The following is a staff writer post from MikeS. He is a married father of 2. So, with the cat, he ranks number 5 in the house. He loves numbers and helping people. Please leave any questions or comments below for either Mike or Crystal.
A while back, I talked about revising my credit card strategy. I was looking for a way to increase the amount of cash I received by using my credit card for all my purchases. I was curious as to whether I saw the increase that I thought I would, turns out, I did.
My Credit Card Summary
If you didn’t see that post, I basically used one card for all of the household purchases. I was using the Bank of America 1-2-3 card. The card gave 1% on all purchases, 2% on groceries and 3% on gas. If you deposited your cash reward into a Bank of America bank account, they would give you a 10% bonus. I was averaging between 1.2% and 1.4% for most months.
I then saw an ad for the new Citi Double-Cash back card. You earn 1% on your purchases and then you earn another 1% on your payments. Since I always pay my balance in full every month, that means I would effectively earn 2% on everything. Not being one to turn down free money, I signed up.

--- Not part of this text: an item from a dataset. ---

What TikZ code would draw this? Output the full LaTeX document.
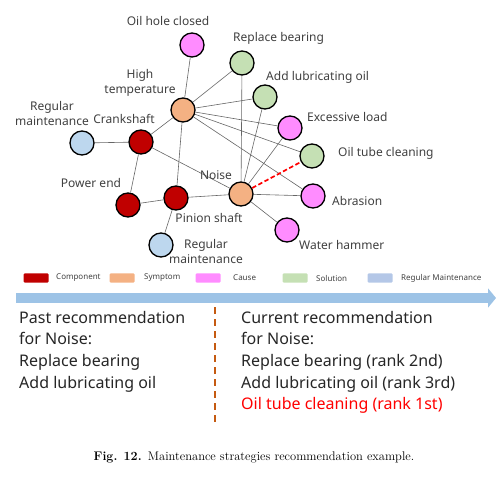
\documentclass[tikz,border=0pt]{standalone}
\usepackage{fontspec}
\setsansfont{Noto Sans}
\usetikzlibrary{arrows.meta, backgrounds}
\definecolor{comp}  {RGB}{192,0,0}
\definecolor{symp}  {RGB}{244,177,131}
\definecolor{cause} {RGB}{255,140,255}
\definecolor{soln}  {RGB}{197,224,180}
\definecolor{regm}  {RGB}{189,215,238}
\definecolor{lgregm}{RGB}{180,199,231}
\definecolor{tlblue}{RGB}{157,195,230}
\definecolor{dorange}{RGB}{197,90,17}
\definecolor{tgray} {RGB}{64,64,64}
\begin{document}
\begin{tikzpicture}[x=1pt, y=-1pt,
    ent/.style={circle, draw=black, line width=1.3pt, minimum size=24pt, inner sep=0pt},
    lbl/.style={font=\sffamily\fontsize{12}{15}\selectfont, text=tgray, align=center, inner sep=0pt},
    link/.style={draw=black!60, line width=0.6pt},
    swatch/.style={minimum width=25pt, minimum height=9pt, inner sep=0pt, rounded corners=1pt},
    lgtext/.style={font=\sffamily\fontsize{8}{9}\selectfont, text=tgray, anchor=west, inner sep=0pt},
    rectext/.style={font=\sffamily\fontsize{16}{21.6}\selectfont, text=black!85, align=left, anchor=north west, inner sep=0pt}]
  \useasboundingbox (0,0) rectangle (503,478);

  % graph nodes
  \node[ent, fill=cause] (ohc)   at (192,45)  {};
  \node[ent, fill=soln]  (rb)    at (242,63)  {};
  \node[ent, fill=soln]  (alo)   at (265,97)  {};
  \node[ent, fill=cause] (el)    at (290,128) {};
  \node[ent, fill=symp]  (ht)    at (183,110) {};
  \node[ent, fill=regm]  (rml)   at (82,143)  {};
  \node[ent, fill=comp]  (crank) at (141,142) {};
  \node[ent, fill=soln]  (otc)   at (312,156) {};
  \node[ent, fill=symp]  (noise) at (241,194) {};
  \node[ent, fill=cause] (abr)   at (313,196) {};
  \node[ent, fill=cause] (wh)    at (287,230) {};
  \node[ent, fill=comp]  (pe)    at (128,205) {};
  \node[ent, fill=comp]  (ps)    at (176,198) {};
  \node[ent, fill=regm]  (rmb)   at (161,245) {};

  \node[lbl] (ohc label)   at (168,21)  {Oil hole closed};
  \node[lbl, anchor=west] (rb label)  at (233,38)  {Replace bearing};
  \node[lbl, anchor=west] (alo label) at (266,77)  {Add lubricating oil};
  \node[lbl, anchor=west] (el label)  at (307,117) {Excessive load};
  \node[lbl, anchor=west] (otc label) at (338,153) {Oil tube cleaning};
  \node[lbl, anchor=west] (abr label) at (332,201) {Abrasion};
  \node[lbl, anchor=west] (wh label)  at (299,245) {Water hammer};
  \node[lbl] (ht label)    at (140,83)  {High\\temperature};
  \node[lbl] (rml label)   at (52,114)  {Regular\\maintenance};
  \node[lbl] (crank label) at (124,119) {Crankshaft};
  \node[lbl] (pe label)    at (91,183)  {Power end};
  \node[lbl] (noise label) at (216,175) {Noise};
  \node[lbl] (ps label)    at (209,218) {Pinion shaft};
  \node[lbl] (rmb label)   at (206,252) {Regular\\maintenance};

  \begin{scope}[on background layer]
    \foreach \a/\b in {ht/ohc, ht/rb, ht/alo, ht/el, ht/otc, ht/abr, ht/crank, ht/ps,
                       crank/rml, crank/pe, crank/noise, pe/ps, ps/noise, ps/rmb,
                       noise/rb, noise/alo, noise/el, noise/abr, noise/wh}
      \draw[link] (\a) -- (\b);
  \end{scope}
  \draw[red, line width=1.7pt, dash pattern=on 4.5pt off 2.5pt] (noise) -- (otc);

  % legend
  \node[swatch, fill=comp]   (lg comp) at (36,278)  {};
  \node[swatch, fill=symp]   (lg symp) at (122,278) {};
  \node[swatch, fill=cause]  (lg cause) at (208,278) {};
  \node[swatch, fill=soln]   (lg soln) at (295,278) {};
  \node[swatch, fill=lgregm] (lg regm) at (380,278) {};
  \node[lgtext] (lg comp text)  at (56,278)  {Component};
  \node[lgtext] (lg symp text)  at (144,278) {Symptom};
  \node[lgtext] (lg cause text) at (233,278) {Cause};
  \node[lgtext] (lg soln text)  at (316,278) {Solution};
  \node[lgtext] (lg regm text)  at (401,278) {Regular Maintenance};

  % timeline and divider
  \coordinate (tl start) at (16,298);
  \coordinate (tl end)   at (496,298);
  \draw[tlblue, line width=10pt, -{Triangle[length=8pt, width=19pt]}] (tl start) -- (tl end);
  \coordinate (div top) at (215,307);
  \coordinate (div bot) at (215,426);
  \draw[dorange, line width=1.2pt, dash pattern=on 7pt off 5pt] (div top) -- (div bot);

  \node[rectext] (past) at (19,311)
    {Past recommendation\\for Noise:\\Replace bearing\\Add lubricating oil};
  \node[rectext] (current) at (241,311)
    {Current recommendation\\for Noise:\\Replace bearing (rank 2nd)\\Add lubricating oil (rank 3rd)\\
     \textcolor{red}{Oil tube cleaning (rank 1st)}};

  \node[font=\fontsize{12.5}{14}\selectfont\addfontfeature{LetterSpace=3}, inner sep=0pt] (caption) at (254,457)
    {\textbf{Fig. 12.}\enspace Maintenance strategies recommendation example.};
\end{tikzpicture}
\end{document}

My Credit Card Rewards Update
To see whether the card was better, I went to my budget to look at the past few months, compared with the same months last year. I am able to compare March through September of this year with March through September last year. Last year, I spent a total of about $26,000 using my credit card.
I was a little surprised by that number. It has been quite some time since I monitored just how much money is spent. Since I basically budget for everything and all the savings goals are being met, I don’t worry about how much I spend.
On that roughly $26,000, I earned a total of $331 of cash back rewards. In contrast, this year, I spent just under $21,000. I wish it was a conscious decision to spend less, but there were just a few large purchases last year. Some unexpected car maintenance, root canal expenses, and larger heating costs seem to be the bulk of the difference between this year and last year.
On that roughly $21,000 for this year, I have earned about $413. Not only did I spend less, but I earned more cash back. Had I been able to use the Citi card last year, I would have earned an additional $200 of rewards. I am averaging an additional $20 a month by doing nothing different.
The other change I made was that I added an additional card. By being a member of BJ’s Wholesale Club, we received an offer for a BJ’s branded card. The perk was that we would earn 3% back on our purchases there and 10 cents off per gallon of gas. I probably average between $200-$300 dollars there every month and their gas is usually the cheapest around anyway.
The 1% difference between the Citi card and the BJ’s card was enough for me. It probably means only another $20 to $30 a year, but why not. The gas savings are harder to quantify as I don’t track the gallons that I buy, just the total paid. Since gas prices have been a lot lower this year compared with last year, it’s hard to tell how much of the $500 savings in gas purchases from last year to this year is due to the new BJ’s card.
It is times like this when I realize that my penchant for numbers and information really comes in handy. My budget in Excel has information going back 17 years. By having the information on past purchases and the rewards that I earned on them, I was able to evaluate whether the Citi card was a better deal.
Are you doing anything differently to earn a little extra cash?